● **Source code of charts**
------

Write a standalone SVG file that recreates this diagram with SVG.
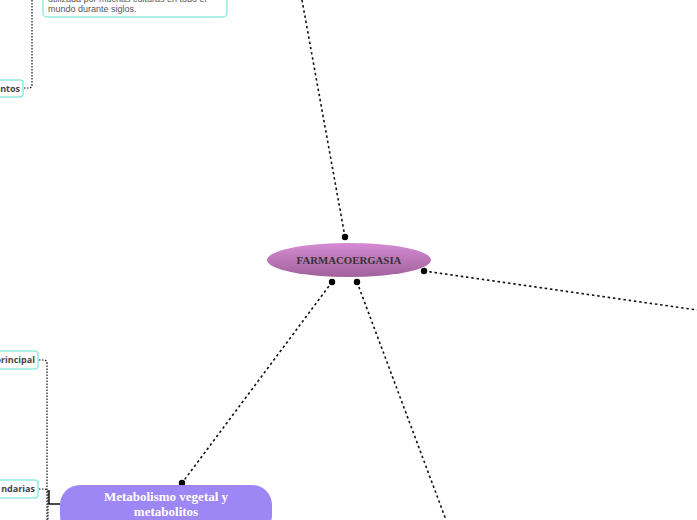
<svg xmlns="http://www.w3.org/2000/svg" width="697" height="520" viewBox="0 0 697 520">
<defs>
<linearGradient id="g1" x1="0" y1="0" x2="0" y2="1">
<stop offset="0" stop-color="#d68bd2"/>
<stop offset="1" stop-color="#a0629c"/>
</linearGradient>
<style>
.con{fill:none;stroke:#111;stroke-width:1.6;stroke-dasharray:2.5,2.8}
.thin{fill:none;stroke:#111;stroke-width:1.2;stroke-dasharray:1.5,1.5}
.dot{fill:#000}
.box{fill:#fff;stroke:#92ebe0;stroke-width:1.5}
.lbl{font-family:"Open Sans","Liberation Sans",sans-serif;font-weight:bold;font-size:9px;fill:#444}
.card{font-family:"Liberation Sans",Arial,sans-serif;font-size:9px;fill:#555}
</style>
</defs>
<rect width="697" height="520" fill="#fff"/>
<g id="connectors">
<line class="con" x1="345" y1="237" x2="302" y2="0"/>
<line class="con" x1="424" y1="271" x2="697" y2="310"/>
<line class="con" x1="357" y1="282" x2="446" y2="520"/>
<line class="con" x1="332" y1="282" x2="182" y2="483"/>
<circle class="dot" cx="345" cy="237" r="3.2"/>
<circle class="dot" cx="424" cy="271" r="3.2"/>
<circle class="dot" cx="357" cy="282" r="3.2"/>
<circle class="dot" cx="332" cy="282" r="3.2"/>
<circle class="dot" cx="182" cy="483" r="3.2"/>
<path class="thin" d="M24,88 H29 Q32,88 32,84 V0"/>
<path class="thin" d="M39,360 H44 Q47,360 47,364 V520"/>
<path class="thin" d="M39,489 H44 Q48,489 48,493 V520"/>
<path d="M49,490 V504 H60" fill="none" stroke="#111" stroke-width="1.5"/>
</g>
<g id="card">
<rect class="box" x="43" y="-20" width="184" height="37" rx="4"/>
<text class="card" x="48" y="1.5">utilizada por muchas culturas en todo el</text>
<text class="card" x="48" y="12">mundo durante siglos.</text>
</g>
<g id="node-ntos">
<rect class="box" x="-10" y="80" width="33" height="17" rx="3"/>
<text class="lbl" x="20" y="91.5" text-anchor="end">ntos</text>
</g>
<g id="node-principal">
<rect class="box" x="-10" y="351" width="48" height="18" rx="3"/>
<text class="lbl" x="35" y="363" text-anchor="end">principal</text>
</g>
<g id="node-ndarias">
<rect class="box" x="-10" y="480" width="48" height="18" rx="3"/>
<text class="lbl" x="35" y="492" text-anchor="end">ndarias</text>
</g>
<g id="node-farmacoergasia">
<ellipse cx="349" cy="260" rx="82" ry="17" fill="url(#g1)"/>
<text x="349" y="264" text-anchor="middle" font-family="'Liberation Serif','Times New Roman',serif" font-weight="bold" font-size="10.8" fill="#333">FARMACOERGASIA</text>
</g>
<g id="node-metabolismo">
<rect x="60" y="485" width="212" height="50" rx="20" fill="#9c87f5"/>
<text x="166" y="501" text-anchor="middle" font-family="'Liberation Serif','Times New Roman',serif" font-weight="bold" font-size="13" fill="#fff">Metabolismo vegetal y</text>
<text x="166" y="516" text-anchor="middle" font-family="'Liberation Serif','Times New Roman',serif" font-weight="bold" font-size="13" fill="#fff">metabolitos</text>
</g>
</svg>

------

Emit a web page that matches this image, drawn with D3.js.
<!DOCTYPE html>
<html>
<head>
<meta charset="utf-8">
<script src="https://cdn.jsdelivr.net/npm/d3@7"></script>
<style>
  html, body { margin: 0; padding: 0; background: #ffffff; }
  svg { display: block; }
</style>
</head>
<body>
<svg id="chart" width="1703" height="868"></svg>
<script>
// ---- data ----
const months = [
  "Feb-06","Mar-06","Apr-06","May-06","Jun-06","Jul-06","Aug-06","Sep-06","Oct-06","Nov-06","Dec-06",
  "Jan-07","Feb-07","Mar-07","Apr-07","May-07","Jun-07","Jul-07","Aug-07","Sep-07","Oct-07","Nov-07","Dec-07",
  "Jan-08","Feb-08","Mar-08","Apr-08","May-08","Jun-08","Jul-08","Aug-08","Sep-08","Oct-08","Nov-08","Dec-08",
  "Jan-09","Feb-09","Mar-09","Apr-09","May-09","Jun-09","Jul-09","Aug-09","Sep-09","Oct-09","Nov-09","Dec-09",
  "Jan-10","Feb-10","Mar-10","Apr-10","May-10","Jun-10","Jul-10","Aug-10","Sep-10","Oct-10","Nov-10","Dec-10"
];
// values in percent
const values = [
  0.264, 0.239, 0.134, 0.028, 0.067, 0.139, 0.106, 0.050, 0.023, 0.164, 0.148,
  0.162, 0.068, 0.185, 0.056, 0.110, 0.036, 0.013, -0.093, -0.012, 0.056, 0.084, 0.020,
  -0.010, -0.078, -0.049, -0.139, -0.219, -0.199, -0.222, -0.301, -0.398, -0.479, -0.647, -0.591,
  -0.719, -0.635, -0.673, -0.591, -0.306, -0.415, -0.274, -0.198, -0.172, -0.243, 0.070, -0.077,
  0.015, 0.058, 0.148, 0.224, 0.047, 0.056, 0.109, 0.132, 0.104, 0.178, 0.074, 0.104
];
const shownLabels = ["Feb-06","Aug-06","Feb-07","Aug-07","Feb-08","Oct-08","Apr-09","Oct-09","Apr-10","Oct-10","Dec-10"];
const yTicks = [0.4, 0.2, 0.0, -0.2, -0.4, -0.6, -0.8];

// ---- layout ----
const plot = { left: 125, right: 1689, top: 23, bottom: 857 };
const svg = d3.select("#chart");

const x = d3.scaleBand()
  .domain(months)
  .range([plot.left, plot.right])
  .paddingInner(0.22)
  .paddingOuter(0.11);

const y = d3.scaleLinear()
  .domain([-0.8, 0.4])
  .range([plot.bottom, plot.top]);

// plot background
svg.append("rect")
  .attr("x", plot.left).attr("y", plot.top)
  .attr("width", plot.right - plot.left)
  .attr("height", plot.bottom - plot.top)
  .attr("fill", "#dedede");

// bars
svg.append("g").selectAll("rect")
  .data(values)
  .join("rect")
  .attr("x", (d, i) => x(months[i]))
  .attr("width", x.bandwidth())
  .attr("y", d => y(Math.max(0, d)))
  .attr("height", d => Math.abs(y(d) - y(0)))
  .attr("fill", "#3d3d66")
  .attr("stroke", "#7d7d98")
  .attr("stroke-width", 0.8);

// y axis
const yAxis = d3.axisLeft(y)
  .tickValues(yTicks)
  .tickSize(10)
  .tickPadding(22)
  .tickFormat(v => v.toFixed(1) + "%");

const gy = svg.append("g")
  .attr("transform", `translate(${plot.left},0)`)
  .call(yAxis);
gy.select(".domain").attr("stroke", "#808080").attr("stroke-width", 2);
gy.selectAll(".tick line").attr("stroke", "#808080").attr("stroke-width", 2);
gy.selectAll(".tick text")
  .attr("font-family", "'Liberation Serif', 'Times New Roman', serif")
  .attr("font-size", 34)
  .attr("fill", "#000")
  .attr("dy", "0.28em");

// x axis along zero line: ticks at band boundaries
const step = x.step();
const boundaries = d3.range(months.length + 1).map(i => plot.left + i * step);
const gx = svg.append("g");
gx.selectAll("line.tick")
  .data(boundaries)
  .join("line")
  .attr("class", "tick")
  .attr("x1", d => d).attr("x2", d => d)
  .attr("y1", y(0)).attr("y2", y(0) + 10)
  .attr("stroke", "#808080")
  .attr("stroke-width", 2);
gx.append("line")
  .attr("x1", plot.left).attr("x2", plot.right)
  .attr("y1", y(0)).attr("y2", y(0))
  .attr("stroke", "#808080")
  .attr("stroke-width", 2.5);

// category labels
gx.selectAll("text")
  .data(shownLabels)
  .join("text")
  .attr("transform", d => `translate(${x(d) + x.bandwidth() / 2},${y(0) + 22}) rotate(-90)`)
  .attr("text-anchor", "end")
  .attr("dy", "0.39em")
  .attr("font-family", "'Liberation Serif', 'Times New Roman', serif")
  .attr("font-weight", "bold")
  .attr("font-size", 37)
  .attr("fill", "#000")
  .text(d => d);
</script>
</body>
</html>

------

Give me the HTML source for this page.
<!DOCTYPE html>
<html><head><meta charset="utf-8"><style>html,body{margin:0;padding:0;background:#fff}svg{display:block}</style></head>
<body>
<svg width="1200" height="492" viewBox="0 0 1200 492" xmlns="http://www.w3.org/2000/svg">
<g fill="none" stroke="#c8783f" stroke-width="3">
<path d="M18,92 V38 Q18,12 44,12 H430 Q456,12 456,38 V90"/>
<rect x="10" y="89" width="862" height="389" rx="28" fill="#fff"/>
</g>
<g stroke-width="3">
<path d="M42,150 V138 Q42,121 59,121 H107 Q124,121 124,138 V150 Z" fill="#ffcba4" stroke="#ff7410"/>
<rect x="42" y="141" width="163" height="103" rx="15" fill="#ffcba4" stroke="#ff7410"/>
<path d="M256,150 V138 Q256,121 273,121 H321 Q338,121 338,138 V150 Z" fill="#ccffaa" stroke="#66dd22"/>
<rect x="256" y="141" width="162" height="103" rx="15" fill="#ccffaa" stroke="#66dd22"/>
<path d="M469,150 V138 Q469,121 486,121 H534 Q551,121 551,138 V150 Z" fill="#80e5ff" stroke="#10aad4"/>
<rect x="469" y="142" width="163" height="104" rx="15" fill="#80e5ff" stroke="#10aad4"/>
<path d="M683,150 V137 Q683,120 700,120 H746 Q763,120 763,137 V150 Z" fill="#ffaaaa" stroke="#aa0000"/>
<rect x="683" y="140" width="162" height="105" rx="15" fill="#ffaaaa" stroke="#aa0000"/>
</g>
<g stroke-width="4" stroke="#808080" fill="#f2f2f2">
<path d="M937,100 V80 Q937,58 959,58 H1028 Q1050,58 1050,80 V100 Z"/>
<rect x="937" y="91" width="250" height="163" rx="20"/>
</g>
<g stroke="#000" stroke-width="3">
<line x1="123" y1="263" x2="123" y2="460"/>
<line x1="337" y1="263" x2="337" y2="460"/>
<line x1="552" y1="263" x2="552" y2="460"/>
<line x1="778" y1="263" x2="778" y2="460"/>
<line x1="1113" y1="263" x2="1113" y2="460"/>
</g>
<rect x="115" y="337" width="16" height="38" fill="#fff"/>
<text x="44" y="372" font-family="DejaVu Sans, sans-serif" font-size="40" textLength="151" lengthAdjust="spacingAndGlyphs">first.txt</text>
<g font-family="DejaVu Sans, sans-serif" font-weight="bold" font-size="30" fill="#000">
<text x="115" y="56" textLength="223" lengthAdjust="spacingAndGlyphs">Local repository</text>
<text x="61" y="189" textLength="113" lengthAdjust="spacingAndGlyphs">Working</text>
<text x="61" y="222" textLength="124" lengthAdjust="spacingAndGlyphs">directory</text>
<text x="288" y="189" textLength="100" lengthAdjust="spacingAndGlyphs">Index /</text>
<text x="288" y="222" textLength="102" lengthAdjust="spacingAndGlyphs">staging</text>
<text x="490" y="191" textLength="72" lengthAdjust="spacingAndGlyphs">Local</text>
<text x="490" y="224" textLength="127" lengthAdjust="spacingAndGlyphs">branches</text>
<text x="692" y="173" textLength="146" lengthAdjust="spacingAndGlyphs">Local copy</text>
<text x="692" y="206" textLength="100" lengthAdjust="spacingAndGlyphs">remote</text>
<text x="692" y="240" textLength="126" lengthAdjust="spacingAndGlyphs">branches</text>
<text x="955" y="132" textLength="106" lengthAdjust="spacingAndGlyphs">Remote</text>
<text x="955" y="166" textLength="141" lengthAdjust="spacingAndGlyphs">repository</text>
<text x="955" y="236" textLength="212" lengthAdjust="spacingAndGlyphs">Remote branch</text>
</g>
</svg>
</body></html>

------

● **DO THIS**
Using the listing above, gather each line that holds the string "with" and copy it.

● **THE SOLUTION**
Write a standalone SVG file that recreates this diagram with SVG.
Emit a web page that matches this image, drawn with D3.js.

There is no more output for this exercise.